**Task directions**
Your task is to quote, unchanged, only the lines from the one with "Emit a LaTeX" through the one with "(if2l) at (732,752)", both ends included.

(Records from a data collection)
begin
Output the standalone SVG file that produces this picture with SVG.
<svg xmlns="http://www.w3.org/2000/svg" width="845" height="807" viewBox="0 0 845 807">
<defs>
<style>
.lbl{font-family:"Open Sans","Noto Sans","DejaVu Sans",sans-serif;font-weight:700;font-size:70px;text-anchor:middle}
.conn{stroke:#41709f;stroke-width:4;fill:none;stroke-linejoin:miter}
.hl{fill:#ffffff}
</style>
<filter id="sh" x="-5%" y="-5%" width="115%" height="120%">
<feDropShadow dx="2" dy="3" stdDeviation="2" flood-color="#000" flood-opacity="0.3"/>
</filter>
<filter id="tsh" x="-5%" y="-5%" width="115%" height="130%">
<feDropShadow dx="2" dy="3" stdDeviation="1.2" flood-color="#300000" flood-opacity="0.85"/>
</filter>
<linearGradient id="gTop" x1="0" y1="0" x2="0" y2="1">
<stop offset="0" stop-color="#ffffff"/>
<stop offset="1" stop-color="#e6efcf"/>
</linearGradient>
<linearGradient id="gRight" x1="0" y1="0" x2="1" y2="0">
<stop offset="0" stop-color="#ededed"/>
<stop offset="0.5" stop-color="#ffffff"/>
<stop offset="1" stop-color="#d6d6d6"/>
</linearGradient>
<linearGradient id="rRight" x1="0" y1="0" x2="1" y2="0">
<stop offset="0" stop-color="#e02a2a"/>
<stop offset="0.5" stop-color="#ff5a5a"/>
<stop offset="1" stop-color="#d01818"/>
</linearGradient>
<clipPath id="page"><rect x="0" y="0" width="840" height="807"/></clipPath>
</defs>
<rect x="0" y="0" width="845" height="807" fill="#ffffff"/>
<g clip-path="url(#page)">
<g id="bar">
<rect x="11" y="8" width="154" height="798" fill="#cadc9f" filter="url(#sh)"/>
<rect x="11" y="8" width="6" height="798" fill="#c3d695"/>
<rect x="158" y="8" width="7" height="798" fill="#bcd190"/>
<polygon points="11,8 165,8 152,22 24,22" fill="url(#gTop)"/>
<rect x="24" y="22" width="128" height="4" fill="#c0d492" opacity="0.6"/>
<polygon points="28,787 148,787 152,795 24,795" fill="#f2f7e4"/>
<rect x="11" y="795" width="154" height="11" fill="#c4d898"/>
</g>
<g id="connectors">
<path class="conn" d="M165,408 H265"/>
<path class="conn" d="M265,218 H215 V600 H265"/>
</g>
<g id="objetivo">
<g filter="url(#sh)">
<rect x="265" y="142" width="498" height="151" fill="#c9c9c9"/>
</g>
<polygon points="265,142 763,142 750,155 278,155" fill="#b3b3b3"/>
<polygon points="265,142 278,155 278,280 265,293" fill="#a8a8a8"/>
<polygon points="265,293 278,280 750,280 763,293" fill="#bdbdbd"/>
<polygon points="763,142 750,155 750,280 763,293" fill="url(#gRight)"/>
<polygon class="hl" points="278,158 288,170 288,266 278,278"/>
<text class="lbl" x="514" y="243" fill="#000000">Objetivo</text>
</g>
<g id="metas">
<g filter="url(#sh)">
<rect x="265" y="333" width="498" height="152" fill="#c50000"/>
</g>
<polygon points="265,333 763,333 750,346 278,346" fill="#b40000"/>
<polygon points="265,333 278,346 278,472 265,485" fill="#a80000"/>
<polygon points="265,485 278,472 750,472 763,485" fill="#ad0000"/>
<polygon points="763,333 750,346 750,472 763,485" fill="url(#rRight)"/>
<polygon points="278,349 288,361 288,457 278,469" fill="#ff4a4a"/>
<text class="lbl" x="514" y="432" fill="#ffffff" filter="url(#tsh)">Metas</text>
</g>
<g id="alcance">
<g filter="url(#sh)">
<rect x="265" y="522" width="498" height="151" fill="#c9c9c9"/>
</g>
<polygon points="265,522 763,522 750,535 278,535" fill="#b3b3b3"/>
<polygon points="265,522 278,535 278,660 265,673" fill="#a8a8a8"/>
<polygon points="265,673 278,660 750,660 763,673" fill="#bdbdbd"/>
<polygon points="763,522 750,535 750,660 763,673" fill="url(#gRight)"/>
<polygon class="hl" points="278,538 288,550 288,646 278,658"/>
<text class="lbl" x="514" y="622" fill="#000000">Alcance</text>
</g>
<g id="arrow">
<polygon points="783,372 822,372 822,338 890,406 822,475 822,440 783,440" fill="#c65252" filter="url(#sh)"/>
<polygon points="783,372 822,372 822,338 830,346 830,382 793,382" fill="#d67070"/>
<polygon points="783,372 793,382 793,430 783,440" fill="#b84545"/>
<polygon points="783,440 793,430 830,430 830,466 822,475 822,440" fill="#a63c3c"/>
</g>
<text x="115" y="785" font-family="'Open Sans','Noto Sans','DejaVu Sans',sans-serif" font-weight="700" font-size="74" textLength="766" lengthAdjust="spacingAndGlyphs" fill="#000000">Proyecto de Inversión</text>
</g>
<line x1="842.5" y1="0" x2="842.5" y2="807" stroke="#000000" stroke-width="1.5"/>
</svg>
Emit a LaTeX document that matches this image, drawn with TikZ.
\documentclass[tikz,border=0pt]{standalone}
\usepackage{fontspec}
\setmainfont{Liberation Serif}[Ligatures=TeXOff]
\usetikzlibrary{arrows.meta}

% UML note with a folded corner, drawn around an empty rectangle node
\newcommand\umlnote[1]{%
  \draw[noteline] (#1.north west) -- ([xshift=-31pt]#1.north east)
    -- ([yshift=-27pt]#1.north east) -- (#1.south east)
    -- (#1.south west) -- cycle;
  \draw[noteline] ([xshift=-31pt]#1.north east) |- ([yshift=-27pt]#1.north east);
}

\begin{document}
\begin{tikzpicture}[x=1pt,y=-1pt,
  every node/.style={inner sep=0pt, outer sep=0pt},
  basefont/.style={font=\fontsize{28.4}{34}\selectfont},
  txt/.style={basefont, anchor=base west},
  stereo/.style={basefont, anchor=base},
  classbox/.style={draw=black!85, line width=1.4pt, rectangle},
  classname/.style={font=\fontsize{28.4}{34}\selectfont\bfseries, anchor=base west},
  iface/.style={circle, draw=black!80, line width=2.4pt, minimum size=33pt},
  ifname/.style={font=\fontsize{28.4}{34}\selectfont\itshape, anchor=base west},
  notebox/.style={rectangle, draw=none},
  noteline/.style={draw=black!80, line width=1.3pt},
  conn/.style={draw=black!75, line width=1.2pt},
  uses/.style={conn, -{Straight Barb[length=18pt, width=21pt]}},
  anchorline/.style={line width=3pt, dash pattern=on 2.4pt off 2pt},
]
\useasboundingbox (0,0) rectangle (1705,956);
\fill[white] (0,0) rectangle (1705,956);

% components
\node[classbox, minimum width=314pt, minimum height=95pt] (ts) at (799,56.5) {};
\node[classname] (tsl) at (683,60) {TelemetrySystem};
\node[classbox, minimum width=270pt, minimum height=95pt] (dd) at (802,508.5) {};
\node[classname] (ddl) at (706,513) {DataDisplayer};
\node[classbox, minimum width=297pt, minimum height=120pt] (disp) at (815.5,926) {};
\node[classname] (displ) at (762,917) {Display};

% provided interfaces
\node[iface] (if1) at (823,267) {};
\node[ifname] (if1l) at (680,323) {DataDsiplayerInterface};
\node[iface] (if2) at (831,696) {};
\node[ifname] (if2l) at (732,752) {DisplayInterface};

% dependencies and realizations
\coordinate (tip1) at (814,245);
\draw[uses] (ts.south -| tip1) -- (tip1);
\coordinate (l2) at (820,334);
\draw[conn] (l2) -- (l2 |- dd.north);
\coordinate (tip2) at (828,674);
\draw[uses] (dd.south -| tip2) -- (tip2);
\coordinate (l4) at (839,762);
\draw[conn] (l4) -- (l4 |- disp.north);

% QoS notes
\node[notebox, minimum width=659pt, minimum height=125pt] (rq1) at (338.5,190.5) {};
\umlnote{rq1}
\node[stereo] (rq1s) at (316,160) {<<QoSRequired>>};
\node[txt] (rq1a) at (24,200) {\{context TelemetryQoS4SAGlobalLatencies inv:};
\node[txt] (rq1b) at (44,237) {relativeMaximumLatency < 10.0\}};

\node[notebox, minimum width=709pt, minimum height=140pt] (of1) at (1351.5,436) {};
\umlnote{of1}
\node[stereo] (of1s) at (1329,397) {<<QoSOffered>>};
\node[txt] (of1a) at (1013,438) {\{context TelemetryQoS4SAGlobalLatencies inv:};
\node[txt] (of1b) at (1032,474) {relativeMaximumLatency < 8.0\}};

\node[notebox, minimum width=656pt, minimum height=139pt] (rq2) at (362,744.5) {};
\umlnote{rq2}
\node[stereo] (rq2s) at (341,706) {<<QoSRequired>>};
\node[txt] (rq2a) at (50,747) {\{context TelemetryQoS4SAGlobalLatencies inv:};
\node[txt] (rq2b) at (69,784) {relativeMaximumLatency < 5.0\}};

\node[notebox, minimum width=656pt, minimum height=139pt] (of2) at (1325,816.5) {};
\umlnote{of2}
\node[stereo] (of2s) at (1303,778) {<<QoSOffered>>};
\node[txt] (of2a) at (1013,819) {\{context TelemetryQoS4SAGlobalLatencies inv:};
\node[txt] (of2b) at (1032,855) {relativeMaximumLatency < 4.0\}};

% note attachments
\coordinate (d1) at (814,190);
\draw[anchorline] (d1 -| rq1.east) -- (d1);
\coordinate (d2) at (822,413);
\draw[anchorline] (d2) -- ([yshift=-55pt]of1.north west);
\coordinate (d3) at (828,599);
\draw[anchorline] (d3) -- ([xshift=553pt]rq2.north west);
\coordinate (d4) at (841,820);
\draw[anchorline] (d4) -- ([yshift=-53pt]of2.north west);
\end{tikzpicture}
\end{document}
end
**Exercise answer**
Emit a LaTeX document that matches this image, drawn with TikZ.
\documentclass[tikz,border=0pt]{standalone}
\usepackage{fontspec}
\setmainfont{Liberation Serif}[Ligatures=TeXOff]
\usetikzlibrary{arrows.meta}

% UML note with a folded corner, drawn around an empty rectangle node
\newcommand\umlnote[1]{%
  \draw[noteline] (#1.north west) -- ([xshift=-31pt]#1.north east)
    -- ([yshift=-27pt]#1.north east) -- (#1.south east)
    -- (#1.south west) -- cycle;
  \draw[noteline] ([xshift=-31pt]#1.north east) |- ([yshift=-27pt]#1.north east);
}

\begin{document}
\begin{tikzpicture}[x=1pt,y=-1pt,
  every node/.style={inner sep=0pt, outer sep=0pt},
  basefont/.style={font=\fontsize{28.4}{34}\selectfont},
  txt/.style={basefont, anchor=base west},
  stereo/.style={basefont, anchor=base},
  classbox/.style={draw=black!85, line width=1.4pt, rectangle},
  classname/.style={font=\fontsize{28.4}{34}\selectfont\bfseries, anchor=base west},
  iface/.style={circle, draw=black!80, line width=2.4pt, minimum size=33pt},
  ifname/.style={font=\fontsize{28.4}{34}\selectfont\itshape, anchor=base west},
  notebox/.style={rectangle, draw=none},
  noteline/.style={draw=black!80, line width=1.3pt},
  conn/.style={draw=black!75, line width=1.2pt},
  uses/.style={conn, -{Straight Barb[length=18pt, width=21pt]}},
  anchorline/.style={line width=3pt, dash pattern=on 2.4pt off 2pt},
]
\useasboundingbox (0,0) rectangle (1705,956);
\fill[white] (0,0) rectangle (1705,956);

% components
\node[classbox, minimum width=314pt, minimum height=95pt] (ts) at (799,56.5) {};
\node[classname] (tsl) at (683,60) {TelemetrySystem};
\node[classbox, minimum width=270pt, minimum height=95pt] (dd) at (802,508.5) {};
\node[classname] (ddl) at (706,513) {DataDisplayer};
\node[classbox, minimum width=297pt, minimum height=120pt] (disp) at (815.5,926) {};
\node[classname] (displ) at (762,917) {Display};

% provided interfaces
\node[iface] (if1) at (823,267) {};
\node[ifname] (if1l) at (680,323) {DataDsiplayerInterface};
\node[iface] (if2) at (831,696) {};
\node[ifname] (if2l) at (732,752) {DisplayInterface};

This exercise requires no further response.